# WHAT YOU NEED TO DO
Don't include pictures. Quote the lines below from the first through the line that contains "Sans','Noto Sans CJK".

# DATASET EXCERPT
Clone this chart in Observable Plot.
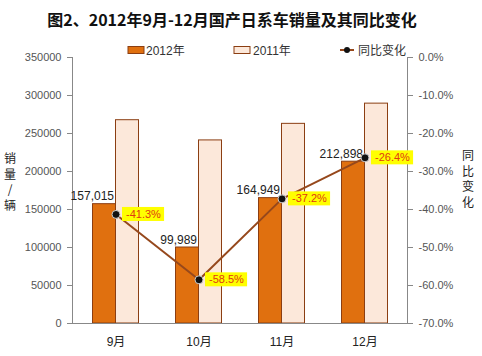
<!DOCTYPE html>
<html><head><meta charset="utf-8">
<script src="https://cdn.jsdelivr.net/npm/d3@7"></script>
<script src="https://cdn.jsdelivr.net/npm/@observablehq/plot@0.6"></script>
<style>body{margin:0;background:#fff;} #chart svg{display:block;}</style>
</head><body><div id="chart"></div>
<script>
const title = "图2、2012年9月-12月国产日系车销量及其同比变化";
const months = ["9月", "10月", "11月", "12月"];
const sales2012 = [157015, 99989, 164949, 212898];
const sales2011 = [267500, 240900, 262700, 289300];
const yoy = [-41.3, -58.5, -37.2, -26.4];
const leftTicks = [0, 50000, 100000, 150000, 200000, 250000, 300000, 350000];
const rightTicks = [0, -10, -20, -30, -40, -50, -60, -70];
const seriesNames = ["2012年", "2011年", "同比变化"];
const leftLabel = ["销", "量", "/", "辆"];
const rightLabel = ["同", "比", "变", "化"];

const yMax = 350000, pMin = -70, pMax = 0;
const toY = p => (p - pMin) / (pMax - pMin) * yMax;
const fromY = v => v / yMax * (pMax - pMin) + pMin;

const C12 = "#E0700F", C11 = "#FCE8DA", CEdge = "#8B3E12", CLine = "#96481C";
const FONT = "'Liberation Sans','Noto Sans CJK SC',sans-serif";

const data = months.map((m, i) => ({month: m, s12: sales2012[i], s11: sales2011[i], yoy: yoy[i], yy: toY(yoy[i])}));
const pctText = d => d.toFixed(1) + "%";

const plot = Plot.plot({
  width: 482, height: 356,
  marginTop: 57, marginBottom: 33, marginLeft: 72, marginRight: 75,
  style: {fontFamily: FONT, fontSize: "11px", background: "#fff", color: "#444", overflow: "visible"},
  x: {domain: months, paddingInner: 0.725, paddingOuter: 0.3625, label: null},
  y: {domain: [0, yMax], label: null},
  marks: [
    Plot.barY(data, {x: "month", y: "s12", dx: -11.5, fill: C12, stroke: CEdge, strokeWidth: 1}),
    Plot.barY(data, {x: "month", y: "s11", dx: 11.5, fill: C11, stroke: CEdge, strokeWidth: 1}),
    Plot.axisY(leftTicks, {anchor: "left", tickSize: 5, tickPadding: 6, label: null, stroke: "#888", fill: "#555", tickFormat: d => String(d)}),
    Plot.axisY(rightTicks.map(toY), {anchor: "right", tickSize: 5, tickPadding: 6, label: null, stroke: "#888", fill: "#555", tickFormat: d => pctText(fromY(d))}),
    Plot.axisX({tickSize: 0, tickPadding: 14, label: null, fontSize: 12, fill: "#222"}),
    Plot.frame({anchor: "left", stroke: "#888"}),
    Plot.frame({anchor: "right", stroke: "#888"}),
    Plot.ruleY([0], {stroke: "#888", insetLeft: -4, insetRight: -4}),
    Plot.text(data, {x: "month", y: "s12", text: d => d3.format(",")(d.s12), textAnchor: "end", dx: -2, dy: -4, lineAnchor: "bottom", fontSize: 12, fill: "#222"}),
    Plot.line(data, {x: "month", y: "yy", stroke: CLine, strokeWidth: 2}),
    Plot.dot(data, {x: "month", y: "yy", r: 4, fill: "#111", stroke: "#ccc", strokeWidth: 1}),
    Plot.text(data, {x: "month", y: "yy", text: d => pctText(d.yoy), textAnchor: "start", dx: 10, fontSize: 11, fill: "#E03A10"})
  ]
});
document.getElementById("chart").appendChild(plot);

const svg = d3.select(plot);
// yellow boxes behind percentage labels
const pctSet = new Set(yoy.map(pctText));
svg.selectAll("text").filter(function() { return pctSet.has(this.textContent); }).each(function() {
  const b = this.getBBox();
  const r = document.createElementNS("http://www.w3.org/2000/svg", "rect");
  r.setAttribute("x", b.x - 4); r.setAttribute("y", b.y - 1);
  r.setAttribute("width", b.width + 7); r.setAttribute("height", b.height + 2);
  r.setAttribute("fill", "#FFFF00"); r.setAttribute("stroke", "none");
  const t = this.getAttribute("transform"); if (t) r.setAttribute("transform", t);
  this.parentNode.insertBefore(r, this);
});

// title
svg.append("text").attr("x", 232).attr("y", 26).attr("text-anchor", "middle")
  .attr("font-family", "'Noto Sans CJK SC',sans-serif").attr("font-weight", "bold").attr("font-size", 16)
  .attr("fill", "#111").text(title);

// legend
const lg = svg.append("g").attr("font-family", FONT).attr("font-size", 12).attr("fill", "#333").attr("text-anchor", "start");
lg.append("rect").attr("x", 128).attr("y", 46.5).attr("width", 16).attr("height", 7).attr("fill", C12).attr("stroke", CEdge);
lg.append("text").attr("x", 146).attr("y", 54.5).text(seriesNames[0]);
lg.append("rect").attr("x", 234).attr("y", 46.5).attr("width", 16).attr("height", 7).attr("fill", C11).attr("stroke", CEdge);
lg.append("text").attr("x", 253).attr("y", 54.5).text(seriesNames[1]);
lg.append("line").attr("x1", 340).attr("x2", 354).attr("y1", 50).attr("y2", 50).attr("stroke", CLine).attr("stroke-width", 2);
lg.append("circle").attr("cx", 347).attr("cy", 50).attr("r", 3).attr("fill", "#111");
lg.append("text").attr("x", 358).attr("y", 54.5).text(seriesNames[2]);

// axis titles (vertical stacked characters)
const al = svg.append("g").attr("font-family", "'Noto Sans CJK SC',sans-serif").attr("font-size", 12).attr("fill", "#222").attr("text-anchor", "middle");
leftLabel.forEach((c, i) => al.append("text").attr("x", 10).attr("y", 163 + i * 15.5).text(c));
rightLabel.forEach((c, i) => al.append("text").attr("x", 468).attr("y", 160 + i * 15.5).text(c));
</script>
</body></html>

# EXPECTED ANSWER
Clone this chart in Observable Plot.
<!DOCTYPE html>
<html><head><meta charset="utf-8">
<script src="https://cdn.jsdelivr.net/npm/d3@7"></script>
<script src="https://cdn.jsdelivr.net/npm/@observablehq/plot@0.6"></script>
<style>body{margin:0;background:#fff;} #chart svg{display:block;}</style>
</head><body><div id="chart"></div>
<script>
const title = "图2、2012年9月-12月国产日系车销量及其同比变化";
const months = ["9月", "10月", "11月", "12月"];
const sales2012 = [157015, 99989, 164949, 212898];
const sales2011 = [267500, 240900, 262700, 289300];
const yoy = [-41.3, -58.5, -37.2, -26.4];
const leftTicks = [0, 50000, 100000, 150000, 200000, 250000, 300000, 350000];
const rightTicks = [0, -10, -20, -30, -40, -50, -60, -70];
const seriesNames = ["2012年", "2011年", "同比变化"];
const leftLabel = ["销", "量", "/", "辆"];
const rightLabel = ["同", "比", "变", "化"];

const yMax = 350000, pMin = -70, pMax = 0;
const toY = p => (p - pMin) / (pMax - pMin) * yMax;
const fromY = v => v / yMax * (pMax - pMin) + pMin;

const C12 = "#E0700F", C11 = "#FCE8DA", CEdge = "#8B3E12", CLine = "#96481C";
const FONT = "'Liberation Sans','Noto Sans CJK SC',sans-serif";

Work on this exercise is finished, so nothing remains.